All of the data that follows should be retyped exactly, please, except the pictures.

==*==

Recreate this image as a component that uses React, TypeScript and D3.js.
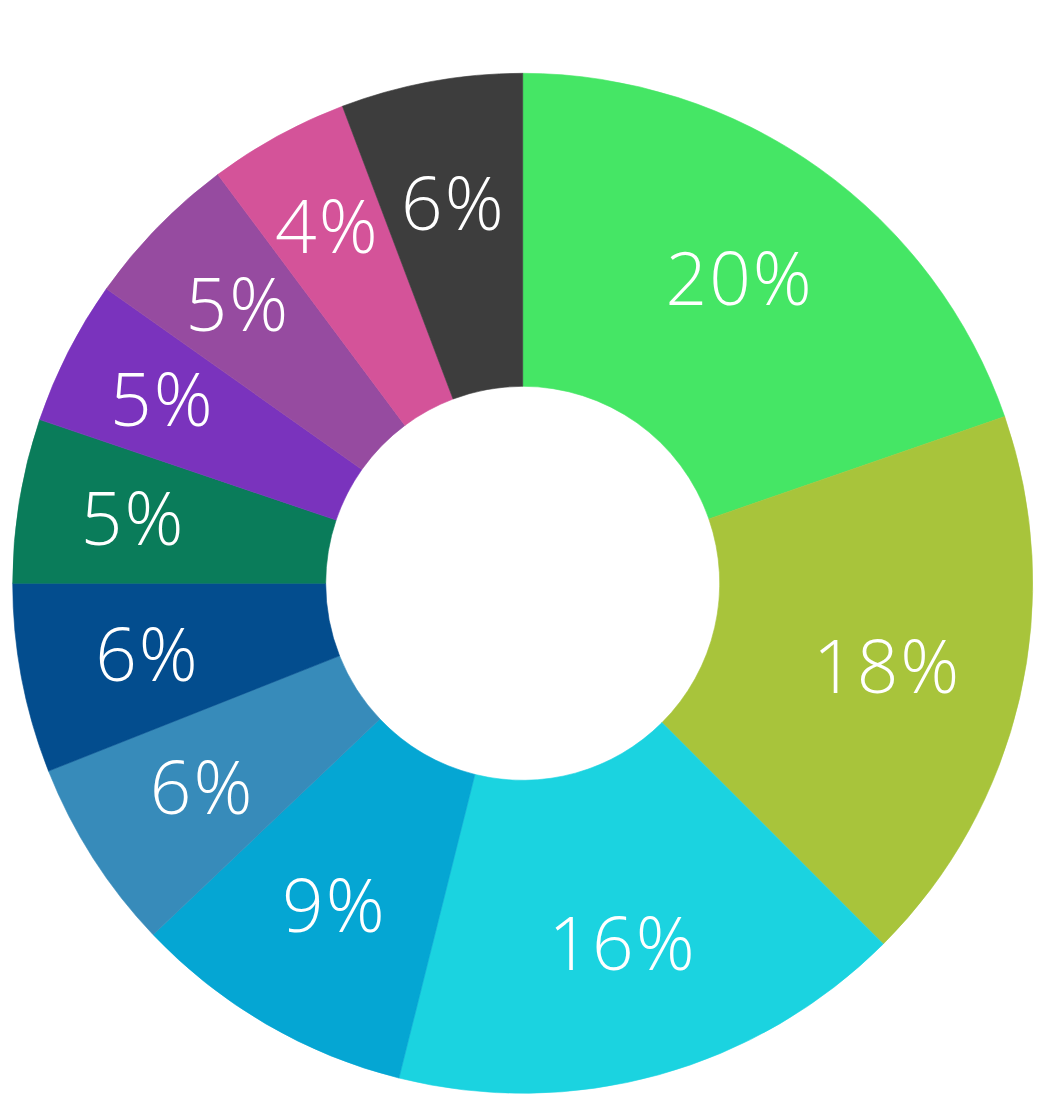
import React from "react";
import * as d3 from "d3";

// Share of each segment, clockwise from 12 o'clock
const segments = [
  "Segment A", "Segment B", "Segment C", "Segment D", "Segment E", "Segment F",
  "Segment G", "Segment H", "Segment I", "Segment J", "Segment K",
];
const shares = [19.7, 17.8, 16.4, 9.0, 6.1, 6.0, 5.2, 4.6, 5.0, 4.45, 5.75];
const colors = [
  "#45E665", "#A8C43B", "#1BD3E0", "#05A6D3", "#378BBA", "#034D8E",
  "#0A7C5A", "#7A33BD", "#964BA0", "#D45399", "#3D3D3D",
];

const WIDTH = 1040;
const HEIGHT = 1102;
const CX = 522.7;
const CY = 583.3;
const OUTER = 510;
const INNER = 197;

export default function App() {
  const rows = segments.map((name, i) => ({ name, value: shares[i], color: colors[i] }));
  const pie = d3.pie<any>().value((d) => d.value).sort(null);
  const arcs = pie(rows);
  const arc = d3.arc<any>().innerRadius(INNER).outerRadius(OUTER);

  // narrow slices push their label a little further out
  const labelRadius = (v: number) => 374 + Math.max(0, 6.5 - v) * 16;

  return (
    <svg
      width={WIDTH}
      height={HEIGHT}
      style={{ position: "absolute", left: 0, top: 0, background: "#fff" }}
    >
      <g transform={`translate(${CX},${CY})`}>
        {arcs.map((a, i) => (
          <path
            key={i}
            d={arc(a) || ""}
            fill={a.data.color}
            stroke={a.data.color}
            strokeWidth={0.6}
            strokeLinejoin="round"
          />
        ))}
        {arcs.map((a, i) => {
          const mid = (a.startAngle + a.endAngle) / 2;
          const r = labelRadius(a.data.value);
          const x = Math.sin(mid) * r;
          const y = -Math.cos(mid) * r;
          return (
            <text
              key={`t${i}`}
              x={x}
              y={y + 26}
              textAnchor="middle"
              fill="#fff"
              fontFamily="'Open Sans', 'Noto Sans', sans-serif"
              fontWeight={300}
              fontSize={73}
              letterSpacing={2}
            >
              {`${Math.round(a.data.value)}%`}
            </text>
          );
        })}
      </g>
    </svg>
  );
}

==*==

_WRITTEN REPLY_
Recreate this image as a component that uses React, TypeScript and D3.js.
import React from "react";
import * as d3 from "d3";

// Share of each segment, clockwise from 12 o'clock
const segments = [
  "Segment A", "Segment B", "Segment C", "Segment D", "Segment E", "Segment F",
  "Segment G", "Segment H", "Segment I", "Segment J", "Segment K",
];
const shares = [19.7, 17.8, 16.4, 9.0, 6.1, 6.0, 5.2, 4.6, 5.0, 4.45, 5.75];
const colors = [
  "#45E665", "#A8C43B", "#1BD3E0", "#05A6D3", "#378BBA", "#034D8E",
  "#0A7C5A", "#7A33BD", "#964BA0", "#D45399", "#3D3D3D",
];

const WIDTH = 1040;
const HEIGHT = 1102;
const CX = 522.7;
const CY = 583.3;
const OUTER = 510;
const INNER = 197;

export default function App() {
  const rows = segments.map((name, i) => ({ name, value: shares[i], color: colors[i] }));
  const pie = d3.pie<any>().value((d) => d.value).sort(null);
  const arcs = pie(rows);
  const arc = d3.arc<any>().innerRadius(INNER).outerRadius(OUTER);

  // narrow slices push their label a little further out
  const labelRadius = (v: number) => 374 + Math.max(0, 6.5 - v) * 16;

  return (
    <svg
      width={WIDTH}
      height={HEIGHT}
      style={{ position: "absolute", left: 0, top: 0, background: "#fff" }}
    >
      <g transform={`translate(${CX},${CY})`}>
        {arcs.map((a, i) => (
          <path
            key={i}
            d={arc(a) || ""}
            fill={a.data.color}
            stroke={a.data.color}
            strokeWidth={0.6}
            strokeLinejoin="round"
          />
        ))}
        {arcs.map((a, i) => {
          const mid = (a.startAngle + a.endAngle) / 2;
          const r = labelRadius(a.data.value);
          const x = Math.sin(mid) * r;
          const y = -Math.cos(mid) * r;
          return (
            <text
              key={`t${i}`}
              x={x}
              y={y + 26}
              textAnchor="middle"
              fill="#fff"
              fontFamily="'Open Sans', 'Noto Sans', sans-serif"
              fontWeight={300}
              fontSize={73}
              letterSpacing={2}
            >
              {`${Math.round(a.data.value)}%`}
            </text>
          );
        })}
      </g>
    </svg>
  );
}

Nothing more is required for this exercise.